Never has Mark Carney’s 2017 assertion that Britain is dependent on the ‘kindness of strangers’ felt so real.
The former Bank of England governor, now Canadian Prime Minister, made his remarks in the context of Brexit. It is not divorce from the European Union, however, but the failure of successive governments to get to grips with the size of the state which has so empowered the bond markets.
Pledges to reduce levels of UK government debt as a percentage of output have featured in eight of the last ten fiscal plans unveiled by Chancellors of the Exchequer, says the Office for Budget Responsibility (OBR) in its latest fiscal risks report.
Yet despite the declared targets, underlying debt has jumped by 24 per cent of national output over the past 15 years and by 60 per cent over two decades.
The consequence is that the yield on government long-term bonds, gilt-edged stock, is higher now in Britain than at any time since the start of the 21st Century.
A failure to get a grip, symbolised by retreat on welfare reforms, increasingly leaves Britain vulnerable to bond traders. That was seen most clearly during Liz Truss’s brief period as Prime Minister in 2022.

Flashpoint: The yield on government long-term bonds, gilt-edged stock, is higher now in Britain than at any time since the start of the 21st Century
It has also reared its head when Labour took the helm a year ago despite an eye-popping £40billion tax raising budget last October.

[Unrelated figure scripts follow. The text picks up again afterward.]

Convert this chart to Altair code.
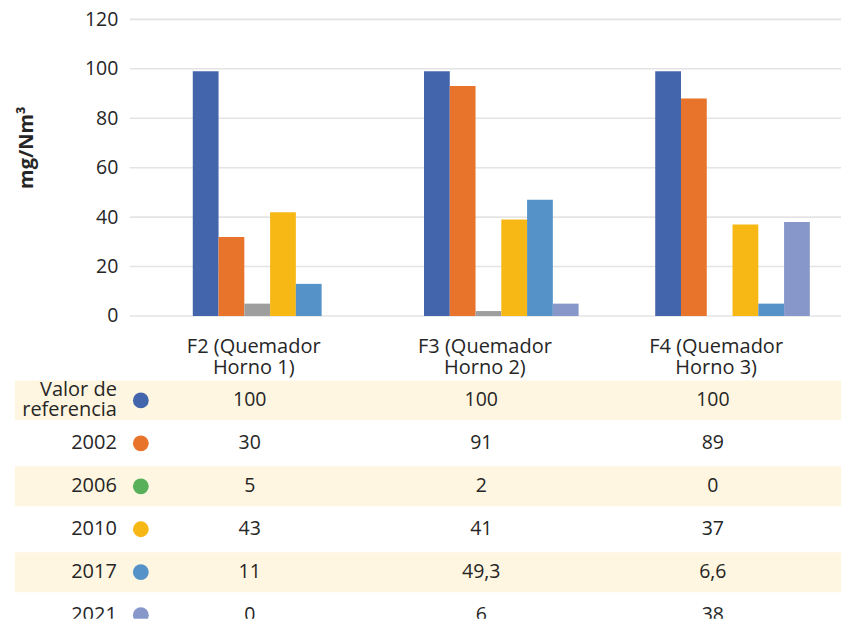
import altair as alt
import pandas as pd

categories = ["F2 (Quemador Horno 1)", "F3 (Quemador Horno 2)", "F4 (Quemador Horno 3)"]
series = ["Valor de referencia", "2002", "2006", "2010", "2017", "2021"]
row_labels = ["Valor de\nreferencia", "2002", "2006", "2010", "2017", "2021"]
y_ticks = [0, 20, 40, 60, 80, 100, 120]

# bar heights (as drawn)
v_ref = [99, 99, 99]
v_2002 = [32, 93, 88]
v_2006 = [5, 2, 0]
v_2010 = [42, 39, 37]
v_2017 = [13, 47, 5]
v_2021 = [0, 5, 38]

# values printed in the data table
t_ref = ["100", "100", "100"]
t_2002 = ["30", "91", "89"]
t_2006 = ["5", "2", "0"]
t_2010 = ["43", "41", "37"]
t_2017 = ["11", "49,3", "6,6"]
t_2021 = ["0", "6", "38"]

bar_colors = ["#4365AB", "#E8732B", "#9E9E9E", "#F7B816", "#5592C8", "#8797CA"]
dot_colors = ["#4365AB", "#E8732B", "#58B05B", "#F7B816", "#5592C8", "#8797CA"]

FONT = "Open Sans"
TXT = "#262626"

vals = [v_ref, v_2002, v_2006, v_2010, v_2017, v_2021]
tabs = [t_ref, t_2002, t_2006, t_2010, t_2017, t_2021]

bars_rows = []
tab_rows = []
for si, s in enumerate(series):
    for ci, c in enumerate(categories):
        bars_rows.append({"cat": c, "serie": s, "valor": vals[si][ci]})
        tab_rows.append({"cat": c, "serie": s, "texto": tabs[si][ci]})
bars_df = pd.DataFrame(bars_rows)
tab_df = pd.DataFrame(tab_rows)
legend_df = pd.DataFrame({"serie": series, "label": row_labels,
                          "band": [i % 2 == 0 for i in range(len(series))]})
grid_df = pd.DataFrame({"t": y_ticks})

TW = 827   # both panels span x = 15 .. 842; the value axis sits at x = 130
YOFF = 115

y_scale = alt.Scale(domain=[0, 120], nice=False)
y_axis = alt.Axis(title="mg/Nm³", values=y_ticks, offset=-YOFF, grid=False,
                  domain=False, ticks=False, tickSize=0, labelFontSize=19.5,
                  labelFont=FONT, labelColor=TXT, labelPadding=12,
                  titleFont=FONT, titleFontSize=20, titleFontWeight="bold",
                  titleColor=TXT, titleX=-103, titleY=128, titleBaseline="middle")

grid = alt.Chart(grid_df).mark_rule(color="#E4E4E4", strokeWidth=1.6).encode(
    y=alt.Y("t:Q", scale=y_scale, axis=y_axis),
    x=alt.value(YOFF), x2=alt.value(TW))

bars = alt.Chart(bars_df).mark_bar().encode(
    x=alt.X("cat:N", sort=categories,
            scale=alt.Scale(domain=categories, paddingInner=0, paddingOuter=0,
                            range=[YOFF + 8.25, YOFF + 702.75]),
            axis=alt.Axis(title=None, domain=False, ticks=False, tickSize=0,
                          labelAngle=0, labelFontSize=20, labelFont=FONT,
                          labelColor=TXT, labelPadding=21, labelLineHeight=21,
                          labelExpr="[slice(datum.label, 0, 12), slice(datum.label, 13)]")),
    xOffset=alt.XOffset("serie:N", sort=series,
                        scale=alt.Scale(domain=series, paddingInner=0, paddingOuter=0,
                                        range=[54.75, 209.55])),
    y=alt.Y("valor:Q", scale=y_scale, axis=y_axis),
    color=alt.Color("serie:N", scale=alt.Scale(domain=series, range=bar_colors), legend=None),
)

top = alt.layer(grid, bars).properties(width=TW, height=297)

y_rows = alt.Y("serie:N", sort=series, axis=None,
               scale=alt.Scale(domain=series, paddingInner=0.07, paddingOuter=0.035, range=[0, 258]))

bands = alt.Chart(legend_df).transform_filter("datum.band").mark_rect(color="#FEF6E0", clip=True).encode(
    x=alt.value(0), x2=alt.value(TW), y=y_rows)

labels_single = alt.Chart(legend_df).transform_filter(
    "indexof(datum.label, '\\n') < 0").mark_text(
    align="right", baseline="middle", font=FONT, fontSize=20, color=TXT, clip=True).encode(
    x=alt.value(102), y=y_rows, text="label:N")

labels_multi = alt.Chart(legend_df).transform_filter(
    "indexof(datum.label, '\\n') >= 0").mark_text(
    align="right", baseline="middle", font=FONT, fontSize=20, color=TXT,
    lineBreak="\n", lineHeight=20, dy=-10, clip=True).encode(
    x=alt.value(102), y=y_rows, text="label:N")

dots = alt.Chart(legend_df).mark_circle(size=250, opacity=1, clip=True).encode(
    x=alt.value(126), y=y_rows,
    color=alt.Color("serie:N", scale=alt.Scale(domain=series, range=dot_colors), legend=None))

cells = alt.Chart(tab_df).mark_text(
    align="center", baseline="middle", font=FONT, fontSize=19.5, color=TXT, clip=True).encode(
    x=alt.X("cat:N", sort=categories, axis=None, bandPosition=0.5,
            scale=alt.Scale(domain=categories, paddingInner=0, paddingOuter=0, range=[119.1, 814.6])),
    y=y_rows, text="texto:N")

table = alt.layer(bands, labels_single, labels_multi, dots, cells).properties(
    width=TW, height=240).resolve_scale(color="independent")

chart = alt.vconcat(top, table, spacing=1).resolve_scale(
    x="independent", y="independent", color="independent", xOffset="independent"
).properties(padding={"left": 7, "top": 1, "right": 0, "bottom": 0}).configure_view(stroke=None)

chart.save("out.html", embed_options={"renderer": "svg", "actions": False})
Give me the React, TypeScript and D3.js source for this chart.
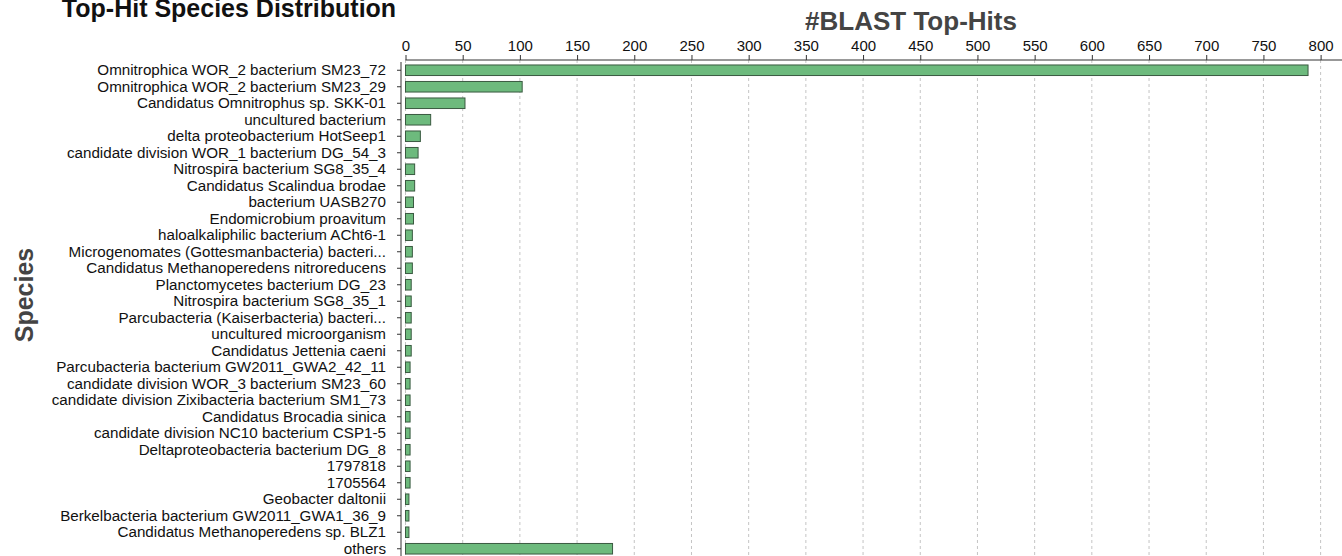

It notoriously failed to steady the ship.
Bond yields spiked last week when it was feared that Chancellor Rachel Reeves might leave the Government after the retreat from welfare cuts.
Amid the chaos, the hope is that despite tears in the Commons, the Chancellor would stick with her ‘iron clad’ fiscal commitments.
Investment bank Goldman Sachs notes that ‘the UK bond market sell-off largely stems from concerns about fiscal discipline’.
Reneging on the welfare reform cuts is serious enough. But the ‘UK now faces a structural deficit worsened by growth and employment forecasts’.
The Labour narrative is that the problem can be fixed by tax rises in the Autumn with wealth in the line of sight.
The OBR fiscal report suggests that this would only be a palliative unless fundamental changes to pensions and welfare can be delivered. Britain lacks the US anchor of a ‘reserve’ currency and Silicon Valley propelled growth to see off the pressure from the bond vigilantes.
Vulnerability to the type of foreign speculator that Harold Wilson famously described as ‘gnomes of Zurich’ is profound.
The switch in the UK from defined benefit (gold-plated) pension schemes to defined contribution pension plans, more likely to invest in equities than bonds, mean cornerstone buying of gilts will trend down.
The OBR estimates that pension fund holdings of gilts will plunge from 29.5 per cent of gross domestic product in 2024-25 to 10.9 per cent by the 2070s.
Foreigners, the Carney ‘strangers’, presently hold around 30 per cent of the debt stock.
Overseas holders cannot but be aware that the UK has the third highest borrowing costs of any advanced economy but for tiny Iceland and New Zealand.
Ideally, Britain would grow its way out of debt. It has the research universities, tech, science, creativity and financial innovation to do so with the right tax breaks for digital and cyber investment. It cannot do so while the albatross of rocketing pension, welfare and NHS spending hovers.
The ‘triple lock’, costing the Exchequer three times more than projected at £15.5billion, needs to be revised. The unfunded public sector pension fund liability is ballooning along with public sector pay.
An unreformed welfare system will need to be tackled. The number of working-age people classed as inactive since the pandemic has climbed to 780,000, above pre-Covid levels. It is driven by 660,000 citing long-term sickness as a cause of not working.
The OBR estimates the extra welfare cost at £6.8billion a year and forgone tax revenues at £8.9billion.
It is more attractive to go on the sick than claim unemployment benefit which is meaner and requires recipients to look for a job. Such changes dare not speak their name on the Left.
If they don’t happen, it will be mercurial gilt markets, rather than our elected politicians, that will have the biggest say.